Luca Guadagnino… a examen

Luca Guadagnino llega a la cartelera con Call Me By Your Name, más que un estreno un auténtico evento de obligado visionado. Es por ello que, en Cine Maldito, lo celebramos mirando por el retrovisor, remitiéndonos a su segundo largo, Yo soy el Amor. Film que, de alguna manera, empezaría a marcar las líneas formales que definen al director italiano. Cierto es que el gusto por lo ‹Viscontiniano›, de carácter muy marcado en este film, se irá depurando y estilizando a posteriori, pero ya podemos rastrear ciertas obsesiones y conceptos que acabarán siendo constantes e su filmografía hasta ese epítome argumental y estilístico que supone Call Me By Your Name.

Más que una película Guadagnino parece filmar una delicada pieza de cámara, recorriendo lugares, habitaciones y rostros de una manera que, aún indicando pasión, casi obsesión, por el detalle, se asemeja a una suerte de voyeur delicado, un observador que acecha pero no inoportuna ni se entromete. La cámara pues, en continuo movimiento, acaba por ofrecernos una visión del asunto cercana a una composición barroca, llena de curvas y recovecos pero donde lo operístico nunca se confunde con la sobrecarga dramática.

Y si importantes son las estancias y espacios y como se relacionan con los rostros y cuerpos, la luz acaba por resultar determinante en la construcción del relato.
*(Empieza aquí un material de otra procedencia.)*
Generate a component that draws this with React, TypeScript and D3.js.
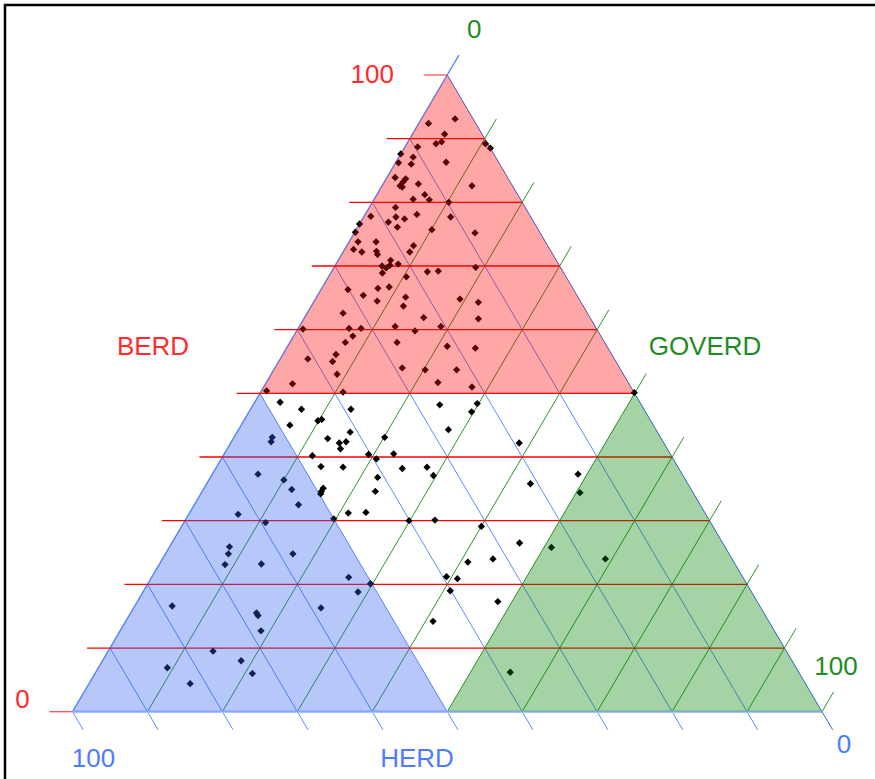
import React from 'react';
import * as d3 from 'd3';

// Ternary data: each point has BERD, GOVERD, HERD shares (sum 100)
const berd = [
  92.4, 93.1, 90.7, 89.5, 89.2, 88.7, 89.2, 88.5, 87.6, 87.1, 86.2, 86.0, 86.3, 83.9, 83.7, 83.2, 82.6, 82.4, 82.9, 82.6,
  81.2, 80.5, 80.4, 80.0, 79.2, 77.8, 77.7, 77.4, 78.1, 76.9, 76.6, 76.1, 77.7, 75.3, 75.7, 75.2, 73.8, 73.8, 72.6, 72.2,
  72.3, 71.8, 73.2, 72.2, 70.9, 70.3, 70.0, 69.7, 70.1, 68.9, 68.3, 69.1, 69.2, 69.8, 66.3, 66.5, 66.7, 65.4, 65.1, 64.5,
  63.7, 64.8, 64.3, 62.6, 61.9, 61.7, 60.1, 60.2, 60.2, 60.5, 59.8, 60.5, 59.0, 58.0, 58.0, 57.4, 57.1, 56.1, 55.4, 55.0,
  54.0, 53.7, 53.7, 53.0, 51.5, 51.7, 51.0, 50.4, 50.2, 50.1, 48.6, 47.5, 47.5, 48.2, 45.0, 45.7, 45.9, 43.9, 44.3, 42.9,
  42.2, 42.4, 41.3, 43.1, 40.2, 40.4, 39.7, 40.5, 38.5, 38.4, 38.2, 38.4, 37.1, 36.8, 35.1, 34.6, 34.2, 34.6, 31.2, 31.3,
  30.3, 30.0, 30.1, 48.4, 47.1, 42.2, 37.3, 35.8, 34.4, 29.1, 26.5, 25.8, 24.0, 23.5, 24.0, 21.1, 20.1, 21.2, 20.9, 19.0,
  18.8, 17.3, 16.3, 14.2, 6.2, 43.1, 42.4, 37.3, 36.4, 34.9, 32.5, 31.0, 29.7, 25.9, 24.8, 23.1, 23.2, 24.8, 16.6, 15.5,
  15.1, 12.7, 9.5, 6.9, 8.0, 6.0, 4.4,
];
const goverd = [
  1.3, 4.5, 4.3, 4.5, 3.9, 1.7, 10.5, 11.5, 0.0, 1.9, 0.4, 2.2, 6.7, 1.1, 2.6, 2.5, 2.4, 2.8, 4.7, 12.0,
  6.4, 5.2, 7.4, 10.2, 3.5, 0.9, 4.3, 5.6, 6.9, 3.7, 0.0, 5.3, 11.6, 0.1, 10.1, 16.1, 1.2, 3.6, 1.2, 2.5,
  4.4, 4.8, 8.9, 8.9, 7.0, 8.3, 6.3, 7.0, 7.3, 6.9, 10.4, 12.8, 14.2, 18.9, 3.6, 7.5, 8.9, 6.1, 11.9, 8.4,
  12.3, 19.3, 22.0, 4.8, 15.9, 23.3, 0.7, 6.8, 8.4, 12.8, 15.8, 18.9, 7.9, 7.4, 14.3, 21.3, 25.2, 7.1, 3.7, 7.2,
  17.0, 20.2, 24.4, 8.8, 3.6, 22.9, 27.8, 0.7, 11.0, 49.9, 3.4, 6.8, 13.4, 24.9, 6.5, 9.9, 10.3, 15.1, 28.0, 12.6,
  14.5, 15.3, 15.1, 20.1, 11.9, 19.3, 20.7, 22.6, 13.9, 16.9, 24.9, 28.1, 29.6, 22.3, 15.9, 15.9, 16.0, 23.1, 21.2, 23.5,
  19.7, 29.9, 33.3, 29.8, 29.7, 38.5, 48.8, 43.2, 50.5, 40.0, 46.4, 51.0, 59.1, 41.0, 44.1, 26.3, 29.7, 39.3, 40.9, 40.9,
  28.7, 48.1, 25.0, 41.0, 55.3, 5.1, 5.3, 6.1, 10.0, 11.8, 13.9, 6.6, 10.9, 8.0, 8.4, 8.8, 13.6, 17.0, 5.0, 16.8,
  17.2, 18.8, 14.0, 9.2, 18.5, 21.0, 13.5,
];
const herd = berd.map((b, i) => +(100 - b - goverd[i]).toFixed(1));

const gridValues = d3.range(0, 101, 10);
const tickLabels = ['0', '100'];
const axisTitles = ['BERD', 'HERD', 'GOVERD'];

const RED = '#ff0000';
const BLUE_LINE = '#5b8cff';
const GREEN_LINE = '#2a962a';
const RED_TEXT = '#ff2a2a';
const BLUE_TEXT = '#4f7cff';
const GREEN_TEXT = '#1f8c1f';
const FONT = '"Liberation Sans", Arial, sans-serif';

export default function App() {
  const width = 875;
  const height = 779;
  const xS = d3.scaleLinear().domain([0, 100]).range([72.5, 822]);
  const yS = d3.scaleLinear().domain([0, 100]).range([711.7, 75]);
  // position from BERD (b) and GOVERD (g)
  const proj = (b: number, g: number): [number, number] => [xS(g + b / 2), yS(b)];

  const top = proj(100, 0);
  const bl = proj(0, 0);
  const br = proj(0, 100);
  const upLen = Math.hypot(top[0] - bl[0], top[1] - bl[1]);
  const upDir = [(top[0] - bl[0]) / upLen, (top[1] - bl[1]) / upLen]; // along left edge, upward
  const downDir = [(br[0] - top[0]) / upLen, (br[1] - top[1]) / upLen]; // along right edge, downward
  const tick = 23;

  const line = d3.line<[number, number]>();

  // red horizontal grid (BERD)
  const redLines = gridValues.map((k) => {
    const l = proj(k, 0);
    const r = proj(k, 100 - k);
    const start: [number, number] = [l[0] - tick, l[1]];
    const end: [number, number] = k === 0 || k === 100 ? l : r;
    return { k, d: line([start, end]) };
  });
  // blue grid (HERD = k): parallel to right edge
  const blueLines = gridValues.map((k) => {
    const b0 = proj(0, 100 - k);
    const e = proj(100 - k, 0);
    const ext: [number, number] = [b0[0] + downDir[0] * (tick - 2), b0[1] + downDir[1] * (tick - 2)];
    return { k, d: line([ext, e]) };
  });
  // green grid (GOVERD = k): parallel to left edge
  const greenLines = gridValues.map((k) => {
    const r0 = proj(100 - k, k);
    const e = proj(0, k);
    const ext: [number, number] = [r0[0] + upDir[0] * tick, r0[1] + upDir[1] * tick];
    return { k, d: line([ext, e]) };
  });

  const redFill = line([proj(100, 0), proj(50, 0), proj(50, 50)]) + 'Z';
  const blueFill = line([proj(0, 0), proj(0, 50), proj(50, 0)]) + 'Z';
  const greenFill = line([proj(0, 100), proj(0, 50), proj(50, 50)]) + 'Z';

  const sym = d3.symbol().type(d3.symbolDiamond2).size(34)();

  const textStyle = { fontFamily: FONT, fontSize: 26 } as const;

  return (
    <svg
      width={width}
      height={height}
      style={{ position: 'absolute', left: 0, top: 0, background: '#fff' }}
    >
      <rect x={0} y={0} width={width} height={height} fill="#fff" />
      <rect x={5} y={5} width={1200} height={1200} fill="none" stroke="#000" strokeWidth={2.5} />

      {/* grid */}
      <g fill="none">
        {blueLines.map((l) => (
          <path key={'b' + l.k} d={l.d || ''} stroke={l.k === 0 ? '#2f63d6' : BLUE_LINE} strokeWidth={1} />
        ))}
        {greenLines.map((l) => (
          <path key={'g' + l.k} d={l.d || ''} stroke={l.k === 0 ? '#5b8cff' : GREEN_LINE} strokeWidth={l.k === 0 ? 1.4 : 1} />
        ))}
        {redLines.map((l) => (
          <path key={'r' + l.k} d={l.d || ''} stroke={l.k === 0 || l.k === 100 ? '#ff5050' : RED} strokeWidth={1.3} />
        ))}
        <path d={line([bl, br]) || ''} stroke="#a9c0ff" strokeWidth={2.5} />
      </g>

      {/* points */}
      <g>
        {berd.map((b, i) => {
          const [x, y] = proj(b, goverd[i]);
          return <path key={i} d={sym || ''} transform={`translate(${x},${y})`} fill="#000" data-herd={herd[i]} />;
        })}
      </g>

      {/* translucent regions on top */}
      <path d={redFill} fill="rgb(255,0,0)" fillOpacity={0.35} />
      <path d={blueFill} fill="rgb(49,95,240)" fillOpacity={0.35} />
      <path d={greenFill} fill="rgb(0,128,0)" fillOpacity={0.35} />

      {/* tick labels */}
      <text x={top[0] - 75} y={83} textAnchor="middle" fill={RED_TEXT} style={textStyle}>{tickLabels[1]}</text>
      <text x={bl[0] - 50} y={708} textAnchor="middle" fill={RED_TEXT} style={textStyle}>{tickLabels[0]}</text>
      <text x={bl[0] + 21} y={767} textAnchor="middle" fill={BLUE_TEXT} style={textStyle}>{tickLabels[1]}</text>
      <text x={br[0] + 22} y={753} textAnchor="middle" fill={BLUE_TEXT} style={textStyle}>{tickLabels[0]}</text>
      <text x={top[0] + 27} y={38} textAnchor="middle" fill={GREEN_TEXT} style={textStyle}>{tickLabels[0]}</text>
      <text x={br[0] + 14} y={675} textAnchor="middle" fill={GREEN_TEXT} style={textStyle}>{tickLabels[1]}</text>

      {/* axis titles */}
      <text x={153} y={355} textAnchor="middle" fill={RED_TEXT} style={textStyle}>{axisTitles[0]}</text>
      <text x={417} y={767} textAnchor="middle" fill={BLUE_TEXT} style={textStyle}>{axisTitles[1]}</text>
      <text x={705} y={355} textAnchor="middle" fill={GREEN_TEXT} style={textStyle}>{axisTitles[2]}</text>
    </svg>
  );
}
Su ausencia o su presencia mortecina son siempre presagios de muerte, decadencia, mientras que por el contrario su uso ‹in crescendo› nos habla en todo momento de florecimiento de sentimientos, de estallidos de libertad y emancipación de los personajes. Algo que junto al uso del agua acaba por hacer una radiografía completa de los sentimientos más allá de las palabras. Aguas estancadas en piscinas que son tanto frías como próximos hervideros de pasión, lluvias que lavan pecados y liberan traumas, nieve que deja en ‹stand by› sentimientos y decisiones hasta su descongelación total. Sí, el agua resulta un símbolo de muerte, pero también de liberación.

Una vez más Guadagnino necesita encadenar a sus personajes, mostrarlos sujetos a obligaciones emocionales y profesionales para poder orquestar el proceso de emancipación. La pasión aparece como flechazos cocinados a fuego lento. Hay un proceso hasta llegar a la consumación, pero no por desconocimiento sino por miedo impuestos tanto interior como exteriormente. Las miradas, o en este caso su sustituto en forma culinaria, no son más que fuego y sexo desde el primer encuentro. Sin embargo, al igual que la elaboración de un plato, Guadagnino entiende que este amor debe ser preparado lentamente, sobre todo, por su condición de sentimiento prohibido, de cadena casi irrompible.

Por ello el director italiano nos muestra incluso con cierto pudor el primer encuentro, pasando de puntillas sobre él y mostrando solo a posteriori sus consecuencias emocionales. Es a partir de ahí donde todos los ingredientes anteriormente expuestos parecen combinar, donde la luz y el agua se transmutan en piel y deseo en un recorrido exhaustivo por los rincones de la pasión y la lujuria dejando espacio, eso sí, para la intimidad del trauma verbal y la delicadeza del amor en forma de corte de pelo, de copa vino, de página de libro sedoso.

Yo soy el Amor es ante todo una ópera, una tragedia, una historia total sobre la emancipación de las obligaciones y convenciones familiares, un alegato sobre el amor como forma de rebeldía capaz de derribar cualquier muro de contención del convencionalismo. Sí, Guadagnino también muestra las consecuencias dolorosas sin esconderlas pero evidenciando hasta que punto el amor está por encima del precio que hay que pagar por él. Una tragedia aparente, una victoria del idealismo por encima de todas las cosas.